During our visit to Siemens HQ, we met with Toby Peyton-Jones, the company’s UK HR director, and a communications manager. While we were grateful to them for taking the time to hear our concerns, presumably major infrastructure projects don’t fall within their remit, and we’d question whether they were appropriate representatives to send to this meeting. It’s fair to say that this isn’t how an organisation usually signals that it’s taking an issue seriously.

Is Siemens involved in hydroelectric power projects in Brazil?


Maier says:

"Secondly, let me also be clear that Siemens is not involved in any hydroelectric power projects in Brazil."

Through their joint venture with Voith Hydro, in which they own a 25% stake, Siemens is a key player in the supply chain for large-scale hydropower.

They were involved in building the last four megadams in the Amazon rainforest, including the disastrous Belo Monte project, which caused immense damage to local communities and ecosystems, and sparked a corruption scandal that continues to this day. In light of this track record, the Munduruku are asking Siemens to publicly state that they will not be involved in damming the Tapajós. If they refuse, then we think it’s fair to assume they are considering taking part, and should be held accountable for this position.
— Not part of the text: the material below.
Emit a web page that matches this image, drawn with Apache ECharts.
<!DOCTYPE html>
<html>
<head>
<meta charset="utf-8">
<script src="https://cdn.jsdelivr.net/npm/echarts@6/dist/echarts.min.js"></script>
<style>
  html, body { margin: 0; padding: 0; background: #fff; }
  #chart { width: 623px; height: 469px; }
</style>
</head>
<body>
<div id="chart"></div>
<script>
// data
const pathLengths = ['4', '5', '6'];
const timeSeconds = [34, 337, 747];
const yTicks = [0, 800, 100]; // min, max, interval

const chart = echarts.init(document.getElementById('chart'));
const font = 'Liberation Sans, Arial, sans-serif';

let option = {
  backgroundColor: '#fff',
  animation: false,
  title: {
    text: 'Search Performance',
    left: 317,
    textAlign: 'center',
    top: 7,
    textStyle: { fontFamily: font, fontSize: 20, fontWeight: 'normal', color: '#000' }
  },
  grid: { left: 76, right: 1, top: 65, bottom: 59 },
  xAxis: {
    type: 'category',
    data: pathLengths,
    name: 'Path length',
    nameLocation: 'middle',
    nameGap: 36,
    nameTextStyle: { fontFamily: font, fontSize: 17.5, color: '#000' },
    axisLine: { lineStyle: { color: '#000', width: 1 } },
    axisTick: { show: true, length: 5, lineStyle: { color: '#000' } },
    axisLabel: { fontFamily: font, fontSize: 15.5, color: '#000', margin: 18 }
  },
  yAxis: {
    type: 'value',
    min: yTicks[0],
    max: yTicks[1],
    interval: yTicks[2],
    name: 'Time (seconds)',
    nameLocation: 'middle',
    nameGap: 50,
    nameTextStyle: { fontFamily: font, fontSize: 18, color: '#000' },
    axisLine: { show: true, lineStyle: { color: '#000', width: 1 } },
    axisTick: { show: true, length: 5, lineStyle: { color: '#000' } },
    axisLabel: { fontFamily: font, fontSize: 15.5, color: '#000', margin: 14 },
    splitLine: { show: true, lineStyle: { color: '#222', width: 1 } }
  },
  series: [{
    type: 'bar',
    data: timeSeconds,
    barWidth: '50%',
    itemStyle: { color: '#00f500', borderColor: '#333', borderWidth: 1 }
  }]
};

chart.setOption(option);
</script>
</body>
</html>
Siemens insists that the future of the Tapajós dams is a matter for the Brazilian government. While it seems strange for a company to outsource its moral judgment and reputation management to a third party, that is of course their decision. However, it’s worth noting that companies can, should, and do avoid projects on matters of principle. Indeed, their Italian counterpart Enel has done exactly that - ruling themselves out of Amazon dam projects on sustainability grounds.
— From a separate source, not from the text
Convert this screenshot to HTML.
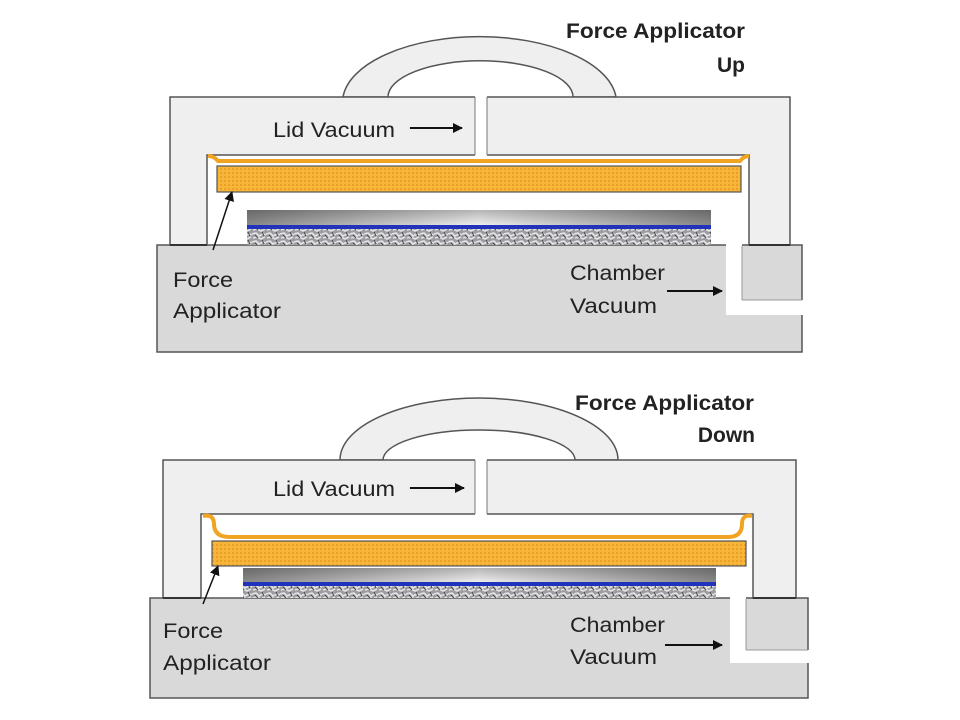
<!DOCTYPE html>
<html><head><meta charset="utf-8"><style>
html,body{margin:0;padding:0;background:#fff}
svg{display:block}
text{font-family:"Liberation Sans",sans-serif;fill:#222}
</style></head><body>
<svg width="960" height="720" viewBox="0 0 960 720" xmlns="http://www.w3.org/2000/svg">
<defs>
<linearGradient id="wg" x1="0" x2="1" y1="0" y2="0">
<stop offset="0" stop-color="#8a8a8a"/><stop offset="0.5" stop-color="#f2f2f2"/><stop offset="1" stop-color="#8a8a8a"/>
</linearGradient>
<linearGradient id="wv" x1="0" x2="0" y1="0" y2="1">
<stop offset="0" stop-color="#000" stop-opacity="0.25"/><stop offset="1" stop-color="#000" stop-opacity="0"/>
</linearGradient>
<pattern id="gr" width="14" height="8" patternUnits="userSpaceOnUse">
<rect width="14" height="8" fill="#9c9ca2"/>
<path d="M0 2 L4 1 L7 4 L11 2 L14 3 M1 6 L5 5 L9 7 L13 5" stroke="#e4e4e4" stroke-width="1.6" fill="none"/>
<path d="M3 3 L6 6 M10 0 L12 4" stroke="#444" stroke-width="1" fill="none"/>
</pattern>
<pattern id="or" width="4" height="4" patternUnits="userSpaceOnUse">
<rect width="4" height="4" fill="#f7b53a"/><rect width="2" height="2" fill="#e9a025"/>
</pattern>
<marker id="ah" markerWidth="10" markerHeight="10" refX="9" refY="5" orient="auto" markerUnits="userSpaceOnUse">
<path d="M0 0 L10 5 L0 10 Z" fill="#111"/>
</marker>
</defs>

<!-- ============ TOP ============ -->
<g stroke="#555" stroke-width="1.5">
<path d="M343 97 A137 66 0 0 1 616 97 L573 97 A92 36 0 0 0 388 97 Z" fill="#efefef"/>
<rect x="157" y="245" width="645" height="107" fill="#d9d9d9"/>
<path d="M170 97 H790 V245 H749 V155 H207 V245 H170 Z" fill="#efefef"/>
</g>
<rect x="475" y="95" width="12" height="61" fill="#fff"/>
<line x1="475" y1="97" x2="475" y2="155" stroke="#777" stroke-width="1"/>
<line x1="487" y1="97" x2="487" y2="155" stroke="#777" stroke-width="1"/>
<path d="M726 244 H742 V300 H804 V315 H726 Z" fill="#fff"/>
<line x1="742" y1="246" x2="742" y2="300" stroke="#999" stroke-width="1"/>
<line x1="742" y1="300" x2="802" y2="300" stroke="#999" stroke-width="1"/>
<line x1="749" y1="245" x2="790" y2="245" stroke="#333" stroke-width="2"/>
<line x1="170" y1="245" x2="207" y2="245" stroke="#333" stroke-width="2"/>
<path d="M208 156 Q214 156 218 161 H740 Q744 156 749 156" stroke="#f0a422" stroke-width="4" fill="none"/>
<rect x="217" y="166" width="524" height="26" fill="url(#or)" stroke="#555" stroke-width="1.2"/>
<rect x="247" y="210" width="464" height="16" fill="url(#wg)"/>
<rect x="247" y="210" width="464" height="16" fill="url(#wv)"/>
<rect x="247" y="225" width="464" height="4" fill="#2233bb"/>
<rect x="247" y="229" width="464" height="16" fill="url(#gr)"/>
<text x="566" y="38" font-size="21" font-weight="bold" textLength="179" lengthAdjust="spacingAndGlyphs">Force Applicator</text>
<text x="745" y="72" font-size="21" font-weight="bold" text-anchor="end">Up</text>
<text x="273" y="137" font-size="21" textLength="122" lengthAdjust="spacingAndGlyphs">Lid Vacuum</text>
<line x1="410" y1="128" x2="462" y2="128" stroke="#111" stroke-width="2" marker-end="url(#ah)"/>
<text x="173" y="287" font-size="21" textLength="60" lengthAdjust="spacingAndGlyphs">Force</text>
<text x="173" y="318" font-size="21" textLength="108" lengthAdjust="spacingAndGlyphs">Applicator</text>
<line x1="213" y1="250" x2="232" y2="192" stroke="#111" stroke-width="1.5" marker-end="url(#ah)"/>
<text x="570" y="280" font-size="21" textLength="95" lengthAdjust="spacingAndGlyphs">Chamber</text>
<text x="570" y="313" font-size="21" textLength="87" lengthAdjust="spacingAndGlyphs">Vacuum</text>
<line x1="667" y1="291" x2="722" y2="291" stroke="#111" stroke-width="2" marker-end="url(#ah)"/>

<!-- ============ BOTTOM ============ -->
<g stroke="#555" stroke-width="1.5">
<path d="M340 460 A139 62 0 0 1 618 460 L575 460 A96 30 0 0 0 383 460 Z" fill="#efefef"/>
<rect x="150" y="598" width="658" height="100" fill="#d9d9d9"/>
<path d="M163 460 H796 V598 H753 V514 H201 V598 H163 Z" fill="#efefef"/>
</g>
<rect x="475" y="458" width="12" height="57" fill="#fff"/>
<line x1="475" y1="460" x2="475" y2="514" stroke="#777" stroke-width="1"/>
<line x1="487" y1="460" x2="487" y2="514" stroke="#777" stroke-width="1"/>
<path d="M730 597 H746 V650 H810 V663 H730 Z" fill="#fff"/>
<line x1="746" y1="599" x2="746" y2="650" stroke="#999" stroke-width="1"/>
<line x1="746" y1="650" x2="808" y2="650" stroke="#999" stroke-width="1"/>
<line x1="753" y1="598" x2="796" y2="598" stroke="#333" stroke-width="2"/>
<line x1="163" y1="598" x2="201" y2="598" stroke="#333" stroke-width="2"/>
<path d="M203 516 Q214 514 214 524 Q214 537 230 537 H728 Q742 537 742 524 Q742 514 752 516" stroke="#f0a422" stroke-width="4" fill="none"/>
<rect x="212" y="541" width="534" height="25" fill="url(#or)" stroke="#555" stroke-width="1.2"/>
<rect x="243" y="568" width="473" height="15" fill="url(#wg)"/>
<rect x="243" y="568" width="473" height="15" fill="url(#wv)"/>
<rect x="243" y="582" width="473" height="4" fill="#2233bb"/>
<rect x="243" y="586" width="473" height="12" fill="url(#gr)"/>
<text x="575" y="410" font-size="21" font-weight="bold" textLength="179" lengthAdjust="spacingAndGlyphs">Force Applicator</text>
<text x="755" y="442" font-size="21" font-weight="bold" text-anchor="end">Down</text>
<text x="273" y="496" font-size="21" textLength="122" lengthAdjust="spacingAndGlyphs">Lid Vacuum</text>
<line x1="410" y1="488" x2="464" y2="488" stroke="#111" stroke-width="2" marker-end="url(#ah)"/>
<text x="163" y="638" font-size="21" textLength="60" lengthAdjust="spacingAndGlyphs">Force</text>
<text x="163" y="670" font-size="21" textLength="108" lengthAdjust="spacingAndGlyphs">Applicator</text>
<line x1="203" y1="604" x2="218" y2="566" stroke="#111" stroke-width="1.5" marker-end="url(#ah)"/>
<text x="570" y="632" font-size="21" textLength="95" lengthAdjust="spacingAndGlyphs">Chamber</text>
<text x="570" y="664" font-size="21" textLength="87" lengthAdjust="spacingAndGlyphs">Vacuum</text>
<line x1="665" y1="645" x2="722" y2="645" stroke="#111" stroke-width="2" marker-end="url(#ah)"/>
</svg>
</body></html>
Has the project been cancelled?


Maier says:

"In fact, our information is that the mega dam project in question was recently cancelled by the Brazilian Government."

On 5 August, the São Luiz do Tapajós dam was had its environmental permit denied by Brazilian environment agency, IBAMA, on the grounds that it was too damaging to the environment and Indigenous Peoples. But although this is welcome news, the threat to the people and wildlife of the Tapajós is far from over.

The São Luiz do Tapajós was one of five dams planned for this part of the Tapajós river, and there are 42 more dams planned for the wider Tapajós basin. Two more of the five would completely flood Munduruku land or destroy the river they depend on. And with four separate bills going through the Brazilian parliament designed to weaken the power of IBAMA, by the time these reach the same stage in the approval process, IBAMA may no longer be able to block them.

Is Greenpeace approaching this debate rationally? Did this action move the debate forward?


Maier says:

"Regarding this Greenpeace organised visit I’m afraid, I have to question both the process and balance [...] with complex and emotional issues like this debate we need it to be much more thoughtful, rational and fact based. [...]

But do we now have a clear view of what the other options are? Would these create even more social displacement or negative environmental impact? Was there enough objective evidence from all sides? [...]

I’m personally very concerned by this trend and that we are allowing less space for experts views and balanced debate."

While our action certainly used an element of drama and theatre to make a point, it came after attempting to engage Siemens in a rational discussion of the Munduruku’s concerns, and waiting three months for a response.

As mentioned above, we sent Siemens a copy of our report 'Damning the Amazon’ - and this was met with silence. We have also engaged scientists to provide an in depth analysis of the environmental impact assessment of the SLT dam, which we have sent to the Brazilian government.

Until last week, Siemens seemed keen to avoid this debate, so we’re pleased to see Mr Maier now calling for more rational discussion and offering to arrange a formal meeting on dams in the Tapajós region. This is significant progress from his previous reticence on the issue.

While the negative impacts of these dams on Indigenous peoples and Amazon ecosystems are not in serious dispute (indeed, the Siemens representative we met last week has publicly referred to “the damage from planned mega-dam projects in sensitive, biodiverse areas in the Amazon”), we agree that the debate should be guided by evidence and expertise. To this end, Mr Maier could begin by reading the report we sent him on 26 May, which includes an in-depth analysis of alternative ways for Brazil to meet its energy needs without destroying its natural wonders or displacing its people. We’ll post a second copy to his office, for ease of reference. We’ll also send another formal request for a meeting, and look forward to discussing these issues with Mr Maier at his convenience.